Retail participation in Indian stock markets has exploded in the past few years. While a lot of it has taken the route of mutual fund subscriptions through systematic investment plans, the growth in the number of people participating in uninformed and high-risk trade in things such as derivatives, forwards and even non-conventional assets such as crypto currencies is equally big. Financial products such as these can be extremely complicated to understand, let alone trade to make profits. The asymmetry in skill sets of people who create these products and those who can trade in them can take the literal form of a rocket scientist (the famous scene in the 2011 film Margin Call) and somebody who is a complete financial markets illiterate. This author’s newsroom was once visited by representatives from a crypto currency firm who told us that photocopy shop owners in towns like Jamshedpur were buying their products. Even if one were to put the legality or lack of such trades by giant companies aside, chances of such an asymmetric competition in the financial market short-term trading ending up benefitting the average guy on the street are next to nil. Large investment firms have significantly more intuitional knowledge, capital to survive losses and the ability to diversify to compensate for a loss against a gain. For the average Indian retail investor, short-term trading has become the equivalent of online gambling from a handheld device – it is no wonder that market trading has increased significantly with the growth of the mobile internet in India – where pretty much everything from income to physical gold assets of the family are being used as capital in the hope of hitting the elusive jackpot.
Should we, as an economy, allow this to happen?

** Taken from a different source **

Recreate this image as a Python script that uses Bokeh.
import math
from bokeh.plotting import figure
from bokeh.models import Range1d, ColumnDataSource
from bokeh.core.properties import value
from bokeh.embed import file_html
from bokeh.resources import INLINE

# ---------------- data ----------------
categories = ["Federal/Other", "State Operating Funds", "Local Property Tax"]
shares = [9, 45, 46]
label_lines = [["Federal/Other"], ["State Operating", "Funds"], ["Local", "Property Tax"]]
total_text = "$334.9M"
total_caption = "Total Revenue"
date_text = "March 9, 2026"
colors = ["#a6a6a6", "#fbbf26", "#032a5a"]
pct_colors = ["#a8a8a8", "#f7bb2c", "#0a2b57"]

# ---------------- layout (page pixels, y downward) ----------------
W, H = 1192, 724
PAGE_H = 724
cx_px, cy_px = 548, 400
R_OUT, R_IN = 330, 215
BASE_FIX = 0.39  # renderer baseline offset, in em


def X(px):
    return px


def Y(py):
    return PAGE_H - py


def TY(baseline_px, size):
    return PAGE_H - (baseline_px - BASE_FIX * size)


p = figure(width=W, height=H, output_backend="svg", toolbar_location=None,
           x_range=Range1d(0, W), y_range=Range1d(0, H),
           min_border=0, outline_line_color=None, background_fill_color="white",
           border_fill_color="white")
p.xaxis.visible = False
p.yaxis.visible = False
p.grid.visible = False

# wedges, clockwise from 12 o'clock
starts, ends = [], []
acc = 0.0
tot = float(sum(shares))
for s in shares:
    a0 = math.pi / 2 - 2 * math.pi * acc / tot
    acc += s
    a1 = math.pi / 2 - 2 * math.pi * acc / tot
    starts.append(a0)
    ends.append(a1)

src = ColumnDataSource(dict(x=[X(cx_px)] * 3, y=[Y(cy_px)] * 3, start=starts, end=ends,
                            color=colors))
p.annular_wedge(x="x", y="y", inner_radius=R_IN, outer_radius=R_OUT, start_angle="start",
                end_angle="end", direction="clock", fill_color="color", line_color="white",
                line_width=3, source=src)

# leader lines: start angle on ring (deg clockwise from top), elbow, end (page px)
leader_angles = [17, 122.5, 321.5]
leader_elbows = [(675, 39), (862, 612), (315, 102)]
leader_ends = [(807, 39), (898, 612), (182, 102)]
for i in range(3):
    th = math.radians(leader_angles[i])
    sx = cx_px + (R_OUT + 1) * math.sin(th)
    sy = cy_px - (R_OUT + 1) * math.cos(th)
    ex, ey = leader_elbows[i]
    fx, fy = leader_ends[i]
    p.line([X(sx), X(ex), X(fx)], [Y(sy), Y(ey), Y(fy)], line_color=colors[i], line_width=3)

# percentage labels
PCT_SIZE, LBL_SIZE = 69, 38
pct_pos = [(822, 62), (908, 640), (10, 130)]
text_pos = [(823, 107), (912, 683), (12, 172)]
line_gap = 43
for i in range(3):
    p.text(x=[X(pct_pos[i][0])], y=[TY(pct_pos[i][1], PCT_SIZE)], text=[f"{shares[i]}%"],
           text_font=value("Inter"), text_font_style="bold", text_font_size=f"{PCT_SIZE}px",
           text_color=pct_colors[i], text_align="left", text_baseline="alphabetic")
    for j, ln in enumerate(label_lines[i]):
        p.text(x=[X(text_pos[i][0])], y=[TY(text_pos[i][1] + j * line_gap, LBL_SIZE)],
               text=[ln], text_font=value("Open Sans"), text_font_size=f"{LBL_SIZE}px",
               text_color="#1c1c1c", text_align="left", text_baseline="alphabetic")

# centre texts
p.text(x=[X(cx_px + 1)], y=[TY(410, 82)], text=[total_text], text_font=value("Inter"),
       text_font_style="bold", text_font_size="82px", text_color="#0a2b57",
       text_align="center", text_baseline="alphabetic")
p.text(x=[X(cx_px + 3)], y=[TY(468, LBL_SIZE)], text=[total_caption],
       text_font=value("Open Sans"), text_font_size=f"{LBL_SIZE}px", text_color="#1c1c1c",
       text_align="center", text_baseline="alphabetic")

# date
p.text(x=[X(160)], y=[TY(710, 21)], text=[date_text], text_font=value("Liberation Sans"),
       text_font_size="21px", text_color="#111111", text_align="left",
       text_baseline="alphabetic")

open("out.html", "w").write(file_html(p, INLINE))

Are markets’ headline gains representative of those made by the average retail investor? Do we know about the capital lost in what can only be called uninformed punting by millions of small Indian investors? Remember, ultra-short-term gains in financial markets are almost always zero sum in nature. One side has to lose for the other to win. If Jane Street was winning, then someone else (or many others) are bound to have lost. What are the implications of this asymmetric financial market game for the financial health of Indian households?
One might be cancelled as a regulation dinosaur for arguing that we put curbs on retail participation in equity markets, but can the long-term financial health of retail investors (and consumers) be so seriously jeopardised for the sake of appearing to be a free-marketeer? Is it not the Indian state’s responsibility to nudge, if not outrightly stop, people from punting with their hard-earned money in things they do not understand at all? Maybe we could institute a basic financial literacy test before people are allowed to trade in financial markets. This author would like to think of it as akin to a driving licence test. The implications of a crash in financial markets, like a road crash, can be as devastating, after all. Another idea could be to put a relative cap on the amount of money a retail investor could put in high-risk short-term investment bets or tax it at an exorbitantly high rate to discourage such activity. All of this could puncture some of the euphoria around Indian stock markets in the short term but will protect household finances in the medium to long term.
Why do we not see a political debate on such things? Our politicians, unfortunately, are only excited when they talk about scams, whether real or imagined. Securing India’s future needs a theory, not conspiracy theories. Finding a rewarding but low-risk investment opportunity for the world’s most populous country is among the most difficult theoretical challenges we are facing as an economy. Time is running out to solve this problem.